**YOUR TASK:**
Please return exactly the run of lines that begins with the line containing "Recreate this image" and ends with the line containing "rectangle (\rt, \tp+11+\row);", pictures excluded.

**GIVEN RECORDS:**
--- start ---

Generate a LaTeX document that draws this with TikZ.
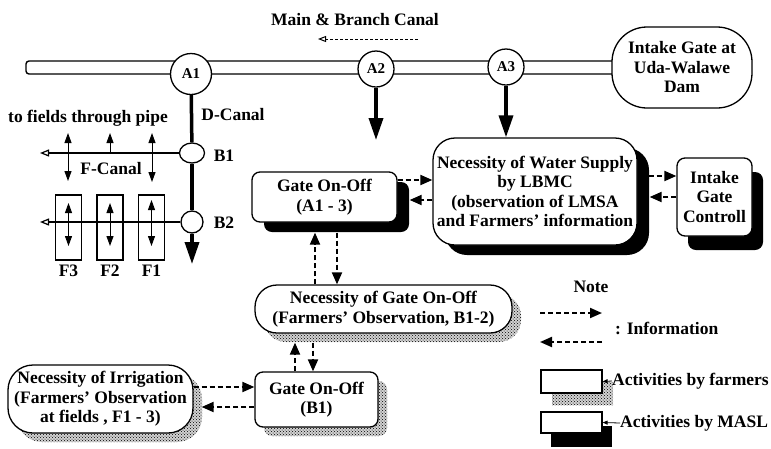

--- end ---
--- start ---

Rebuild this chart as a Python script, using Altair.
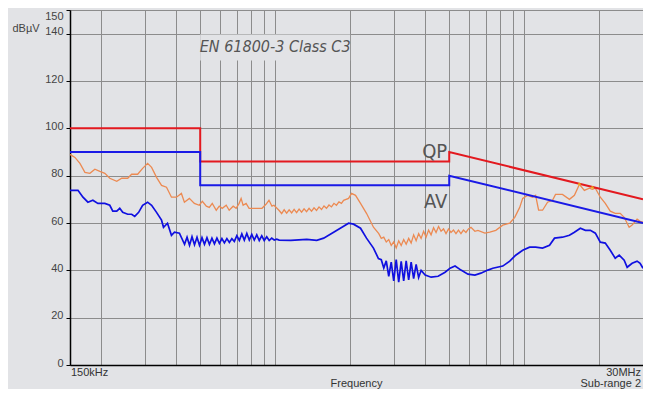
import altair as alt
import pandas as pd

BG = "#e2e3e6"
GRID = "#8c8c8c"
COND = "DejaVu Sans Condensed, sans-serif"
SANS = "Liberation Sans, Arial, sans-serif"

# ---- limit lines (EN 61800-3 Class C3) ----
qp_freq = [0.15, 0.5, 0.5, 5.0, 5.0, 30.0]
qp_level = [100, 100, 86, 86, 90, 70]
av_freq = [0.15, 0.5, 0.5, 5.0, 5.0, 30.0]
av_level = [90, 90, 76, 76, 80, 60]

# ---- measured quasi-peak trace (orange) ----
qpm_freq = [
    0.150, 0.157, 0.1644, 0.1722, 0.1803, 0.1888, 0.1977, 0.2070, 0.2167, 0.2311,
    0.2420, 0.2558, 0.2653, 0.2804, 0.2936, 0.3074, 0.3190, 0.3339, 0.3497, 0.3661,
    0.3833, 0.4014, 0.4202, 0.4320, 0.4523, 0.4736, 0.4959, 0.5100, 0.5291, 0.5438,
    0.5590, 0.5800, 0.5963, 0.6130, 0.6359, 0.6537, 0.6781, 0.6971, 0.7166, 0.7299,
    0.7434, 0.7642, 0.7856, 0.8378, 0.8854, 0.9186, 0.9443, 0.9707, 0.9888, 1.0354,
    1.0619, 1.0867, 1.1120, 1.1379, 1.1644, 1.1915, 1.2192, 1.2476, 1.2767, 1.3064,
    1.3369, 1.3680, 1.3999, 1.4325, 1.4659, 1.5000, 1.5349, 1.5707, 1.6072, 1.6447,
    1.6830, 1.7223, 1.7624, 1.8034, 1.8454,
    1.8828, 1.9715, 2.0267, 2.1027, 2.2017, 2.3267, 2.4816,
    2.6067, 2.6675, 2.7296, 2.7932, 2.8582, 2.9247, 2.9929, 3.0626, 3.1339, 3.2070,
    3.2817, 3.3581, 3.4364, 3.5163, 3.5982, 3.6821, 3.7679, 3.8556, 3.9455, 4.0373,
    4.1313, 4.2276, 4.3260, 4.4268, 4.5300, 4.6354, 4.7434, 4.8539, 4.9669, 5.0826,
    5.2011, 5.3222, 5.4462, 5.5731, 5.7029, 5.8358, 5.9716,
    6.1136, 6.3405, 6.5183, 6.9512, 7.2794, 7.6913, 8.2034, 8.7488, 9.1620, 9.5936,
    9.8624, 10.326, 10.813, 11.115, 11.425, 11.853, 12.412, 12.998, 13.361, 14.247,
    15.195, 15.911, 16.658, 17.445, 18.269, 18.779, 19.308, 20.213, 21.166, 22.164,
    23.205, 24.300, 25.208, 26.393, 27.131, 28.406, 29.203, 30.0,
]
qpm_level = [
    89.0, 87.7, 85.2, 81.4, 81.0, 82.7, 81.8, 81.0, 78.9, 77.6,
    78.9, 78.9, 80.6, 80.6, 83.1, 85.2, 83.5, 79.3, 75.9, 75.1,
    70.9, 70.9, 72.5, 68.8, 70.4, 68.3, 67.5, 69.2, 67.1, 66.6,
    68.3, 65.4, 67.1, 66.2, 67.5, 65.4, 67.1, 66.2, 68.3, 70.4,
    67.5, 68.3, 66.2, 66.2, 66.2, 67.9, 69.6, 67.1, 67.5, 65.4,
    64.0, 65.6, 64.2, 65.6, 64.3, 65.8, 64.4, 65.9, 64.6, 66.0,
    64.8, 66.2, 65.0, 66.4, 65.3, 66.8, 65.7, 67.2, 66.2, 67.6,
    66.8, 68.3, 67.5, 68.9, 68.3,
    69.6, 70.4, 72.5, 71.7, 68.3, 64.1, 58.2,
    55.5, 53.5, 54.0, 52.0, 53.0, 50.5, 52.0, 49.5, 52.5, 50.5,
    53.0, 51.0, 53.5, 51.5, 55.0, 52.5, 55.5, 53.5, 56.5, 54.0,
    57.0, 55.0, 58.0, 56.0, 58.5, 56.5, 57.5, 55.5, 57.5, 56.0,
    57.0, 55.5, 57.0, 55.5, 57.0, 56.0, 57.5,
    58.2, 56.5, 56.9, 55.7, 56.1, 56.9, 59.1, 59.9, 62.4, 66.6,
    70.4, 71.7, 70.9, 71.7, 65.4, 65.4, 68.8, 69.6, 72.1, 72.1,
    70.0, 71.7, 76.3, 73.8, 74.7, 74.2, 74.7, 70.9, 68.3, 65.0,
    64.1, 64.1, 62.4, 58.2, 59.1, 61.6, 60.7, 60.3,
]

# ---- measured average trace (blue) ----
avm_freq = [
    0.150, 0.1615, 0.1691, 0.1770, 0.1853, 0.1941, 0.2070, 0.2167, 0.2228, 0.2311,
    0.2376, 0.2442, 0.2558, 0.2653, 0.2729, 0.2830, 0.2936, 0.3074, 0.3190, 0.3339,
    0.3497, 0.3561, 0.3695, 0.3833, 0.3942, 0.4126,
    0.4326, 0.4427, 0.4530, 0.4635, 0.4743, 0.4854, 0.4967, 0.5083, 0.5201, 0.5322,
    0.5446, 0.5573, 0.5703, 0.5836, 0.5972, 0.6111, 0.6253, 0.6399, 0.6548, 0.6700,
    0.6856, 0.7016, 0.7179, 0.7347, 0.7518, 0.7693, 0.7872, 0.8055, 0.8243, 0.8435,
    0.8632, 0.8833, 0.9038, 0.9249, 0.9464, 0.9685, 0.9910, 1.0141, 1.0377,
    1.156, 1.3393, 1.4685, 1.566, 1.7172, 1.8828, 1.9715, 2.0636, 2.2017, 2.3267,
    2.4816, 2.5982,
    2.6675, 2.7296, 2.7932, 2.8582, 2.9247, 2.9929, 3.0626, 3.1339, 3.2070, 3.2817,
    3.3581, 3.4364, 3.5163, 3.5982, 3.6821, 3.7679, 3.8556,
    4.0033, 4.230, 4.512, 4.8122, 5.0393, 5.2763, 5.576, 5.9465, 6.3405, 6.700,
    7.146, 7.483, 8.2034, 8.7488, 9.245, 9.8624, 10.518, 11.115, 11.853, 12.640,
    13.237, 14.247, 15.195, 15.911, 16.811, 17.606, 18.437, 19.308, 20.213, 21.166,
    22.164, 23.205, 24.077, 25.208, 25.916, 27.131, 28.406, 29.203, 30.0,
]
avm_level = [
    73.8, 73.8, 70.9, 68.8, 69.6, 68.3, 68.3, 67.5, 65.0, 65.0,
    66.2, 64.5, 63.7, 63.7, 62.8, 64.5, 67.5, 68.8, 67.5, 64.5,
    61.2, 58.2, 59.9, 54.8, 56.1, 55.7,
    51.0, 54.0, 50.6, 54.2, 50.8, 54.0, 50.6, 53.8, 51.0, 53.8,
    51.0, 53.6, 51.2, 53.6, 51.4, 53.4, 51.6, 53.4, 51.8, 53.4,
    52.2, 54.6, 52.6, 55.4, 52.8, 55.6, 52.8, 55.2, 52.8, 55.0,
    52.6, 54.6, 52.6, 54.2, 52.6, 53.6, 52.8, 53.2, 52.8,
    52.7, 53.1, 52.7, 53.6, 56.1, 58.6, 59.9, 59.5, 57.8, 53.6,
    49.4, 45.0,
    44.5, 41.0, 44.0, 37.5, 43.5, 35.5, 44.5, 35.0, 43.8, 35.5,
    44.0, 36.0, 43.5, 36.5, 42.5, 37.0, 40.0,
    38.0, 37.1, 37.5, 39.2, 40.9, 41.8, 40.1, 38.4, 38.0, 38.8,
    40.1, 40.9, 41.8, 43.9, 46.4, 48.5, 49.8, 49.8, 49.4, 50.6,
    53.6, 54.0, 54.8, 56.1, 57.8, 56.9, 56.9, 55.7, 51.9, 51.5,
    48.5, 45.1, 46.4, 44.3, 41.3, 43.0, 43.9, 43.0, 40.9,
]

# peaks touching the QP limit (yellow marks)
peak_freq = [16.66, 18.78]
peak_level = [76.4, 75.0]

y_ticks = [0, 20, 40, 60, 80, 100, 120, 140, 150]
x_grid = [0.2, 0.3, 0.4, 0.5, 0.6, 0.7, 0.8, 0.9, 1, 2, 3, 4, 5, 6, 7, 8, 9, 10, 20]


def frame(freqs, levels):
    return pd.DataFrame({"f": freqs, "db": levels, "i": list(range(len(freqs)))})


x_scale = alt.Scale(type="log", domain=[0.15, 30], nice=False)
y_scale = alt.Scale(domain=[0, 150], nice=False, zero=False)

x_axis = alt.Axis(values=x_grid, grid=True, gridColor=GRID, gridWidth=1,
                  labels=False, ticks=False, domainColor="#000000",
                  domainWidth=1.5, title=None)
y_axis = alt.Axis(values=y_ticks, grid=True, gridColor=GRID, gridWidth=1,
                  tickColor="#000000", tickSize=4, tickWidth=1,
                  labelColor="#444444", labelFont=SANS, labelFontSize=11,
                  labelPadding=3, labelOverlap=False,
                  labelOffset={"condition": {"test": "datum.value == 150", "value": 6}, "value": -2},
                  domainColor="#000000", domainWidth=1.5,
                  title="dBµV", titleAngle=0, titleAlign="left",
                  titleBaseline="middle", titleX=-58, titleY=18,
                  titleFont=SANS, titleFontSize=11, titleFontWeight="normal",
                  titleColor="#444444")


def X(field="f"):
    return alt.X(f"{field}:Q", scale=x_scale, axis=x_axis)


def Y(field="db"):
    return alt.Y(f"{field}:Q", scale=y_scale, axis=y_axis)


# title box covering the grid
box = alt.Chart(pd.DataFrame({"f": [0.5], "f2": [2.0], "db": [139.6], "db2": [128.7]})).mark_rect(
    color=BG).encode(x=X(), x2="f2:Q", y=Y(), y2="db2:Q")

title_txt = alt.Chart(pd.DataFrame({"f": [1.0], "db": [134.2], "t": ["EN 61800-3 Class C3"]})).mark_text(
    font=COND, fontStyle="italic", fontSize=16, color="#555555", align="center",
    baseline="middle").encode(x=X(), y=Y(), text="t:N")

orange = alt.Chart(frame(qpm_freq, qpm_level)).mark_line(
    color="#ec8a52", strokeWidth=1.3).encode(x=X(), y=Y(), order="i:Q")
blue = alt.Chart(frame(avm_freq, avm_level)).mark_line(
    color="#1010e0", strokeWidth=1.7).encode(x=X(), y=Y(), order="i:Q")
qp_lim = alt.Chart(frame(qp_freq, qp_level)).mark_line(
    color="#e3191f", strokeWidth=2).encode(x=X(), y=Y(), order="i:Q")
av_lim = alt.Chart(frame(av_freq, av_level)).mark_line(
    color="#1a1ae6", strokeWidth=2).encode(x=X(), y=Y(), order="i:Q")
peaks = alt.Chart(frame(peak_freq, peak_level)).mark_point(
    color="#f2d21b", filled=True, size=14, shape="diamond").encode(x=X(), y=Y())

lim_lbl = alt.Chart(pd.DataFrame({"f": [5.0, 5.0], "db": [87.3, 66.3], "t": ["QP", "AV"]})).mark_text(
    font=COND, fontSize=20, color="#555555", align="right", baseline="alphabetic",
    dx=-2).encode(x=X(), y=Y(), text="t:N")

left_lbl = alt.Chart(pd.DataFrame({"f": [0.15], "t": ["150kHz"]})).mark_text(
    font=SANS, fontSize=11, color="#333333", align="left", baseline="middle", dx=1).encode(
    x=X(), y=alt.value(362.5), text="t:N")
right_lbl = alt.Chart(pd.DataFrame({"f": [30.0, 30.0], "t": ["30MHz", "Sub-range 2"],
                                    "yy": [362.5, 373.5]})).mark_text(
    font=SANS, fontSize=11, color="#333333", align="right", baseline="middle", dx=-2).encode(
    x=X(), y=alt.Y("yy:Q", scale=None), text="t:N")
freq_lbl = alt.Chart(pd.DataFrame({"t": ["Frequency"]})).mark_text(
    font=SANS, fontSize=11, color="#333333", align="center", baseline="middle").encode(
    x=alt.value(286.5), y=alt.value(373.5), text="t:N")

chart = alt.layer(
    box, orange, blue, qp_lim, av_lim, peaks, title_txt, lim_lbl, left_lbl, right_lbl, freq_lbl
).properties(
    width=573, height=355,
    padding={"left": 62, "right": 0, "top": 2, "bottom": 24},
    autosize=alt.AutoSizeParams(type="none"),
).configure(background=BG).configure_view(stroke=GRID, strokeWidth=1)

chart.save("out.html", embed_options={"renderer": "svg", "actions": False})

--- end ---
--- start ---

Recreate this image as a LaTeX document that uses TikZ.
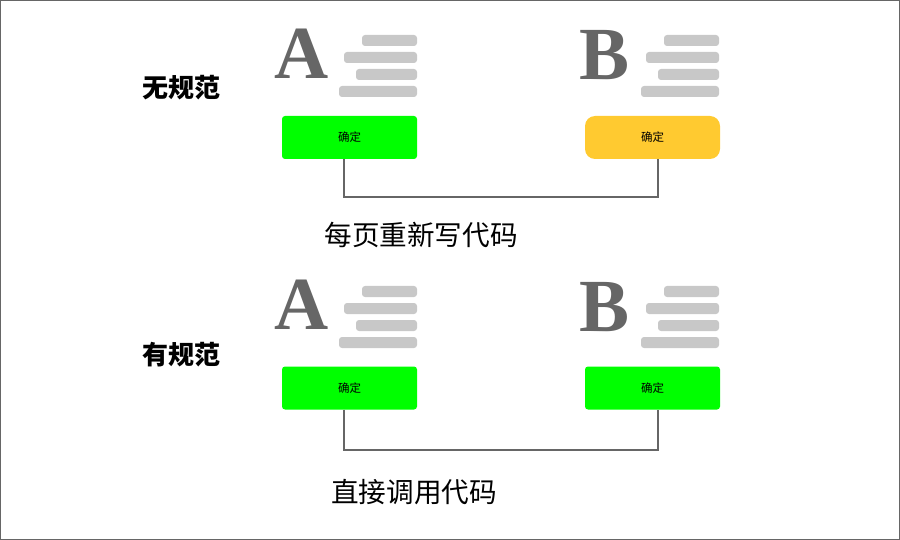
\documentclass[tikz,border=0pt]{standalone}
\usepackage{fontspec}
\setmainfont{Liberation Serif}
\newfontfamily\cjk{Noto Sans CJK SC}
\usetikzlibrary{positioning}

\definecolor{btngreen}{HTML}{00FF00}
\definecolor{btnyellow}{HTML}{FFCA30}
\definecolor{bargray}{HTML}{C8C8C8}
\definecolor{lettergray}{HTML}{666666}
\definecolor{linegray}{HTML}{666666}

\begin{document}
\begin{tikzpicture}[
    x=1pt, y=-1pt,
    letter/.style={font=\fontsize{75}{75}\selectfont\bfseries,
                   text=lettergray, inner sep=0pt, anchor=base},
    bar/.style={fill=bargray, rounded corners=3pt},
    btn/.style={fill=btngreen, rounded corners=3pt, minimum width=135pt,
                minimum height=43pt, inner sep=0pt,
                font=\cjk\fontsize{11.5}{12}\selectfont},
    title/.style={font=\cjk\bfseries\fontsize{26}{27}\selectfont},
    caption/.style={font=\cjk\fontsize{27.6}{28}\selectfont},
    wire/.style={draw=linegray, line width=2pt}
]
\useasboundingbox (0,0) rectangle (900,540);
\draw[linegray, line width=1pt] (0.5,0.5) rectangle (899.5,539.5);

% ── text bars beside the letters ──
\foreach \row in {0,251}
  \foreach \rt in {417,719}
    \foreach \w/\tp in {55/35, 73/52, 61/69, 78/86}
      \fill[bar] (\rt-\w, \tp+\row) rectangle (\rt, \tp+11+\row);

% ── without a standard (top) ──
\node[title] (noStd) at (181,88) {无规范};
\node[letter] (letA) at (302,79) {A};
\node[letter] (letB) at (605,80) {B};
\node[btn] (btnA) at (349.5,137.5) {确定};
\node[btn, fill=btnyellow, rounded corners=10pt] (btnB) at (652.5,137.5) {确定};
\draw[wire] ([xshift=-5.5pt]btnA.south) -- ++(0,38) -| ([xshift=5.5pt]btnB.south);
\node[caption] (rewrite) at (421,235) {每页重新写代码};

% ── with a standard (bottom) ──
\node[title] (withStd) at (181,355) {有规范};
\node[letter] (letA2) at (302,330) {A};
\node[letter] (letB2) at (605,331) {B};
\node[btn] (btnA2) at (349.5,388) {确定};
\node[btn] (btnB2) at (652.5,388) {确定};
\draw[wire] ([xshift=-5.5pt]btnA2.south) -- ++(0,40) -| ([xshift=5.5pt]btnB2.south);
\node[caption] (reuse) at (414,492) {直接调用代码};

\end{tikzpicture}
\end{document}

--- end ---

**TASK OUTPUT:**
Recreate this image as a LaTeX document that uses TikZ.
\documentclass[tikz,border=0pt]{standalone}
\usepackage{fontspec}
\setmainfont{Liberation Serif}
\newfontfamily\cjk{Noto Sans CJK SC}
\usetikzlibrary{positioning}

\definecolor{btngreen}{HTML}{00FF00}
\definecolor{btnyellow}{HTML}{FFCA30}
\definecolor{bargray}{HTML}{C8C8C8}
\definecolor{lettergray}{HTML}{666666}
\definecolor{linegray}{HTML}{666666}

\begin{document}
\begin{tikzpicture}[
    x=1pt, y=-1pt,
    letter/.style={font=\fontsize{75}{75}\selectfont\bfseries,
                   text=lettergray, inner sep=0pt, anchor=base},
    bar/.style={fill=bargray, rounded corners=3pt},
    btn/.style={fill=btngreen, rounded corners=3pt, minimum width=135pt,
                minimum height=43pt, inner sep=0pt,
                font=\cjk\fontsize{11.5}{12}\selectfont},
    title/.style={font=\cjk\bfseries\fontsize{26}{27}\selectfont},
    caption/.style={font=\cjk\fontsize{27.6}{28}\selectfont},
    wire/.style={draw=linegray, line width=2pt}
]
\useasboundingbox (0,0) rectangle (900,540);
\draw[linegray, line width=1pt] (0.5,0.5) rectangle (899.5,539.5);

% ── text bars beside the letters ──
\foreach \row in {0,251}
  \foreach \rt in {417,719}
    \foreach \w/\tp in {55/35, 73/52, 61/69, 78/86}
      \fill[bar] (\rt-\w, \tp+\row) rectangle (\rt, \tp+11+\row);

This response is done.